Ante el panorama actual, no hago más que preguntarme: ¿Hasta qué punto puede hablarse de libertad cuando las reglas del juego económico global están diseñadas para beneficiar solo a unos pocos?
Estamos en un mundo caótico, acelerado y lleno de estímulos. Creemos
ingenuamente, que por estar todo el tiempo expuesto a una fuente casi infinita
de información somos conscientes del mundo visible. Pero ese exceso informativo
genera el efecto contrario y remarca sesgos que, nos encierran en burbujas
ideológicas donde creemos que nosotros tenemos la razón y los demás están mal,
a veces ingenuamente pensamos que conocemos el mundo, sus mecanismos de
operación y sus intenciones. Por eso, ahora todo debe ser mirado dos veces y
con detenimiento, las cosas no siempre son lo que parecen. Hay una crisis de
representación en los sistemas de orientación.
Un claro ejemplo de esto es
el poder. Aunque presente, ya no es tangible en una ubicación física. En la
época feudal el castillo no solo era la residencia del rey, también era la
representación física del poder, un lugar donde se emitían los estatutos para
gobernar. Hoy en día, bajo los márgenes institucionales, esas representaciones
son más difusas. Tal como advierte Daniel Innerarity en su libro La sociedad
invisible: “Los espacios delimitados de la globalización apenas sirven para
clasificar el mundo e identificar lo que torna borrosos los lugares y los
estatutos, el mundo se hace más extraño, poblado por elementos políticos no
identificados.” La globalización y el imperialismo capitalista han configurado
una realidad que acentúa estas crisis de legitimidad y soberanía, como
consecuencia nos encontramos ante Estados semi soberanos y empresariales,
organismos internacionales ineptos y de escasa representación, ONG difusas,
sujetos políticos con identidades múltiples e irrisorias. Cuando lo vemos así,
el mundo parece un chiste bastante kafkiano.

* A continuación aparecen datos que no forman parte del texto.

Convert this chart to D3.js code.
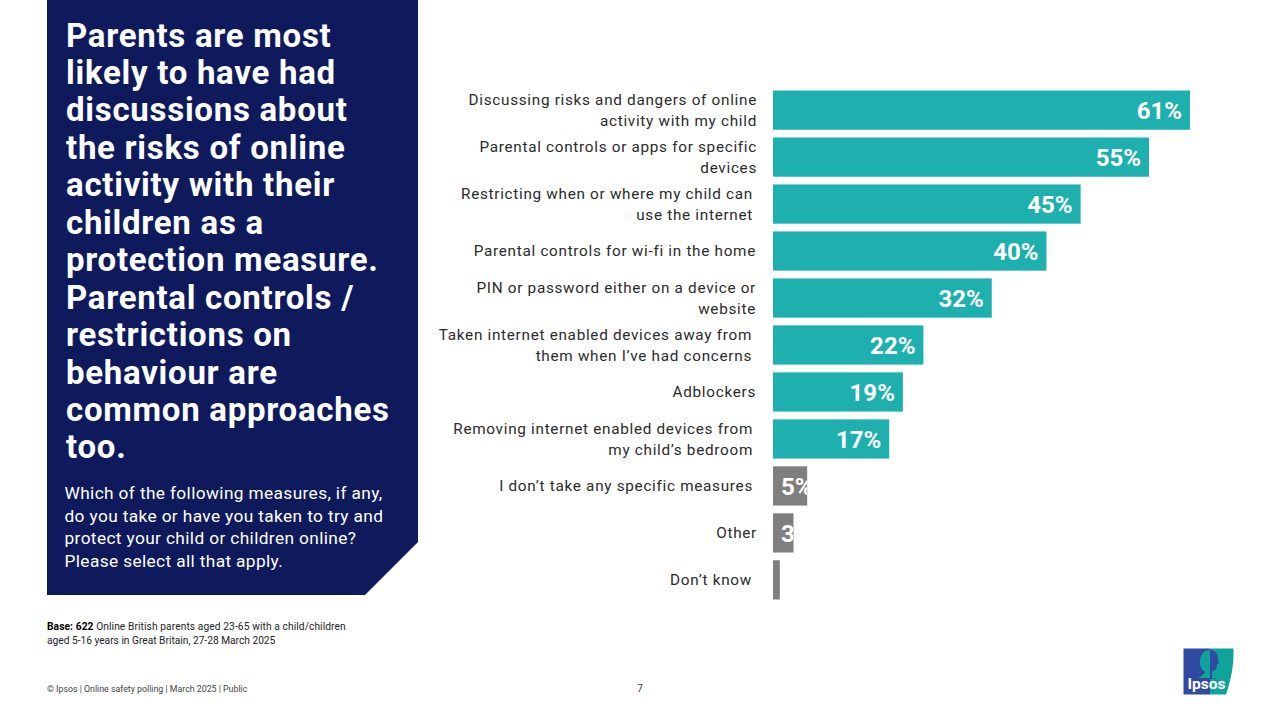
<!DOCTYPE html>
<html><head><meta charset="utf-8">
<script src="https://cdn.jsdelivr.net/npm/d3@7/dist/d3.min.js"></script>
<style>html,body{margin:0;padding:0;background:#fff;overflow:hidden}svg{display:block}text{font-family:Roboto,sans-serif}</style>
</head><body><svg id="c" width="1280" height="720"></svg>
<script>
const categories = [
  ["Discussing risks and dangers of online","activity with my child"],
  ["Parental controls or apps for specific","devices"],
  ["Restricting when or where my child can","use the internet"],
  ["Parental controls for wi-fi in the home"],
  ["PIN or password either on a device or","website"],
  ["Taken internet enabled devices away from","them when I’ve had concerns"],
  ["Adblockers"],
  ["Removing internet enabled devices from","my child’s bedroom"],
  ["I don’t take any specific measures"],
  ["Other"],
  ["Don’t know"]
];
const values = [61,55,45,40,32,22,19,17,5,3,1];
const seriesKind = ["main","main","main","main","main","main","main","main","other","other","other"];
const headline = ["Parents are most","likely to have had","discussions about","the risks of online","activity with their","children as a","protection measure.","Parental controls /","restrictions on","behaviour are","common approaches","too."];
const question = ["Which of the following measures, if any,","do you take or have you taken to try and","protect your child or children online?","Please select all that apply."];
const labelRight = [757,757,753,756,756,752,756,753,753,757,752];

const svg = d3.select("#c");
const x = d3.scaleLinear().domain([0,61]).range([773,1190]);
const y = d3.scaleBand().domain(d3.range(values.length)).range([90.5,599.5]).paddingInner(0.165).paddingOuter(0);
const color = d3.scaleOrdinal().domain(["main","other"]).range(["#1DB0AE","#7F7F7F"]);

// panel
svg.append("path").attr("d",d3.line()([[47,0],[418,0],[418,542],[365,595],[47,595]])+"Z").attr("fill","#0F1A5C");
svg.append("g").selectAll("text").data(headline).join("text")
  .attr("x",66).attr("y",(d,i)=>46.5+i*37.45).attr("fill","#fff")
  .attr("font-size",33).attr("font-weight",700).attr("letter-spacing",0.72).text(d=>d);
svg.append("g").selectAll("text").data(question).join("text")
  .attr("x",64.5).attr("y",(d,i)=>499+i*22.5).attr("fill","#fff")
  .attr("font-size",17.3).attr("letter-spacing",0.37).text(d=>d);

// bars
const defs = svg.append("defs");
values.forEach((v,i)=>{
  defs.append("clipPath").attr("id","b"+i).append("rect")
    .attr("x",x(0)).attr("y",y(i)).attr("width",x(v)-x(0)).attr("height",y.bandwidth());
});
svg.append("g").selectAll("rect").data(values).join("rect")
  .attr("x",x(0)).attr("y",(d,i)=>y(i)).attr("width",d=>x(d)-x(0)).attr("height",y.bandwidth())
  .attr("fill",(d,i)=>color(seriesKind[i]));
svg.append("g").selectAll("text").data(values).join("text")
  .attr("clip-path",(d,i)=>`url(#b${i})`)
  .attr("x",d=>d>=10?x(d)-8:x(0)+8)
  .attr("text-anchor",d=>d>=10?"end":"start")
  .attr("y",(d,i)=>y(i)+y.bandwidth()/2+9)
  .attr("fill","#fff").attr("font-size",24).attr("font-weight",700)
  .text(d=>d+"%");

// category labels
const cat = svg.append("g").selectAll("text").data(categories).join("text")
  .attr("text-anchor","end").attr("fill","#2b2b2b").attr("font-size",15.3).attr("letter-spacing",0.7);
cat.each(function(lines,i){
  const c = y(i)+y.bandwidth()/2, lh = 21;
  d3.select(this).selectAll("tspan").data(lines).join("tspan")
    .attr("x",labelRight[i])
    .attr("y",(d,j)=>c+5.2+(j-(lines.length-1)/2)*lh)
    .text(d=>d);
});

// footnote
const base = svg.append("text").attr("x",47).attr("y",630).attr("font-size",10.2).attr("letter-spacing",0.1).attr("fill","#222");
base.append("tspan").attr("font-weight",700).attr("fill","#000").text("Base: 622");
base.append("tspan").text(" Online British parents aged 23-65 with a child/children");
svg.append("text").attr("x",47).attr("y",644).attr("font-size",10.2).attr("fill","#222").text("aged 5-16 years in Great Britain, 27-28 March 2025");
svg.append("text").attr("x",47).attr("y",692).attr("font-size",8.8).attr("fill","#444").text("© Ipsos | Online safety polling | March 2025 | Public");
svg.append("text").attr("x",640).attr("y",692).attr("font-size",10).attr("text-anchor","middle").attr("fill","#333").text("7");

// logo
const logo = svg.append("g");
logo.append("path").attr("d","M1183.5 648.5H1210V694.5H1183.5Z").attr("fill","#2F4AA0");
logo.append("path").attr("d","M1210 648.5H1233.5C1234 665 1231 680 1226 694.5H1210Z").attr("fill","#0FA39B");
logo.append("path").attr("d","M1210 650C1202 650 1200 657 1200 662C1200 668 1203 671 1205 672C1204 675 1201 676 1198 678H1210Z").attr("fill","#0FA39B");
logo.append("path").attr("d","M1210 650C1216 650 1218 655 1218 659L1219 663L1217 664C1217 669 1215 671 1212 671L1212 678H1220L1210 679Z").attr("fill","#2F4AA0");
logo.append("text").attr("x",1187.5).attr("y",689).attr("font-size",15.5).attr("font-weight",700).attr("fill","#fff").text("Ipsos");
</script></body></html>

Entendiendo que el poder se escapa de la
representación y los conglomerados anónimos tienen locaciones inciertas, se
facilita que se escapen a las obligaciones de control político, sin dar cuenta
frente a ningún electorado. Por eso la globalización con sus juegos de poder, y
sus abruptos caprichos, nos hace preguntarnos quién tiene el mando. Esta
invisibilidad hace más difícil el gobernar, también complica la acción de protestar.
En otros tiempos sería más fácil quemar el castillo del rey. Pero ahora, incluso
con los actos de protesta el sistema sale indemne, porque no hay un centro
visible de gobierno, por eso cuando un organismo comete algún acto de
represión, les basta salir a negar todo, y decir que se tomaran cartas en el
asunto en investigaciones simuladas que nunca concluyen.
La globalización bajo el manto del liberalismo comercial
ha permitido que el poder se mueva casi invisible, creando sus propios
monstruos, creado las condiciones estructurales para que actores como el
narcotráfico y el crimen organizado operen como un poder paralelo que desafía
la soberanía de los Estados-Nación. Ahora el narcotráfico y otras formas de
crimen organizado han adoptado las mismas estrategias que las corporaciones
multinacionales: producción descentralizada, cadenas de suministro
transnacionales y adaptación a mercados locales.
Aspectos como estos revelan una contradicción
fundamental sobre la globalización, su discurso de libertad económica y sus
resultados concretos. La supuesta “mano invisible del mercado” ha demostrado
ser un puño patrocinado por compañías transnacionales y crimen organizado que
no solo acaparan el mercado, sino que imponen un control intrusivo en los
países a su paso, moldeando las políticas públicas y privadas. Esta economía
criminal globalizada no es un parásito del sistema, sino un síntoma más
revelador, cuanto más se globaliza el capital "legítimo", más se
fortalece su gemelo oscuro. Ya que ambos operan en la misma lógica
transnacional, aprovechándose de la invisibilidad en la estructura globalizada
haciendo cada vez más turbio el escenario económico y social.
Hoy enfrentamos un nuevo tipo de coerción: la de
sistemas empresariales globales y corruptos que dictan políticas nacionales,
cadenas de producción que explotan asimetrías entre países, y un imaginario
cultural que reduce la ciudadanía a mero consumo. Por eso, ante el panorama
actual, no hago más que preguntarme: ¿Hasta qué punto puede hablarse de
libertad cuando las reglas del juego económico global están diseñadas para
beneficiar solo a unos pocos?
El poder difuso, aunado a la saturación
informativa, crea una sociedad de espectáculo constante y creer que verlo
“todo” es tener conciencia puede ser un error en el que muchos caemos
fácilmente. No se trata de negar la indignación ni de deslegitimar las luchas.
Pero sí de dirigirlas con claridad, evitando que se diluyan entre la
distracción, el ruido y la simulación.